Auch wenn Georg Zeppenfeld an diesem Wiederaufnahmetag nicht ganz an seine besten Leistungen anzuknüpfen versteht, gerät seine Darbietung des Gurnemanz doch von außergewöhnlicher Qualität. Sein Bass ist nuanciert und versteht durch klare Artikulation über die langen Erzählungen hinweg immer Spannung zu erzeugen. Die feierliche Freude des zurückgebrachten Speers strahlt charaktertief in den Saal. Ein Gänsehautmoment, wenngleich Pablo Heras-Casado im Graben im dritten Akt nicht ganz an die bis dahin nuancierte und spannungsvolle Ausdeutung der Partitur herankommt.

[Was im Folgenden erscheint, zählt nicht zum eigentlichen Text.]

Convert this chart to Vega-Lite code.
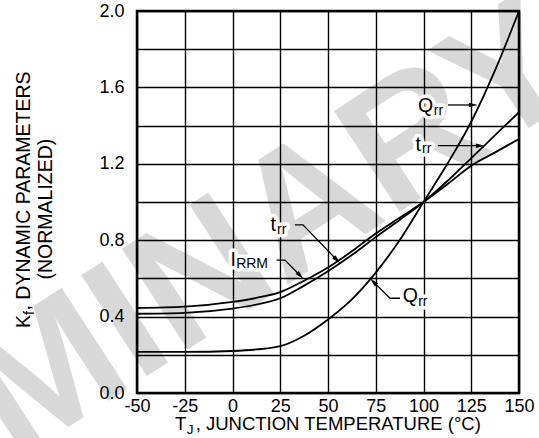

Das Orchester hatte den ersten Akt in schnellen Tempi differenziert ausgespielt. Sehr überzeugend gerät Heras-Casado’s Ansatz, straff, zügig und wenig pathetisch zu musizieren. Das wirkt sänger*innenfreundlich und für die Akustik des Festspielhauses nuanciert und ausbalanciert. Auch den zweiten Akt versteht er in klarem Fluss, präzise und strömend-leicht zu formen, während im dritten Akt die Spannungsbögen und Druck etwas abfallen. Insgesamt steht damit eine ebenso nachgeschärfte musikalische Interpretation des „Weltabschiedswerks“ auf der Habenseite dieser Produktion.
Die Chöre unter Einstudierung von Eberhard Friedrich sorgen für eindringliche Plastizität in packend-harmonischer Gesamtheit. Die Blumenmädchen, Gralsritter und Knappen komplettieren einen Besetzungszettel von insgesamt hoher Qualität.
Einige Buhs für das Regieteam und viel Applaus für Dirigat und Sänger*innen.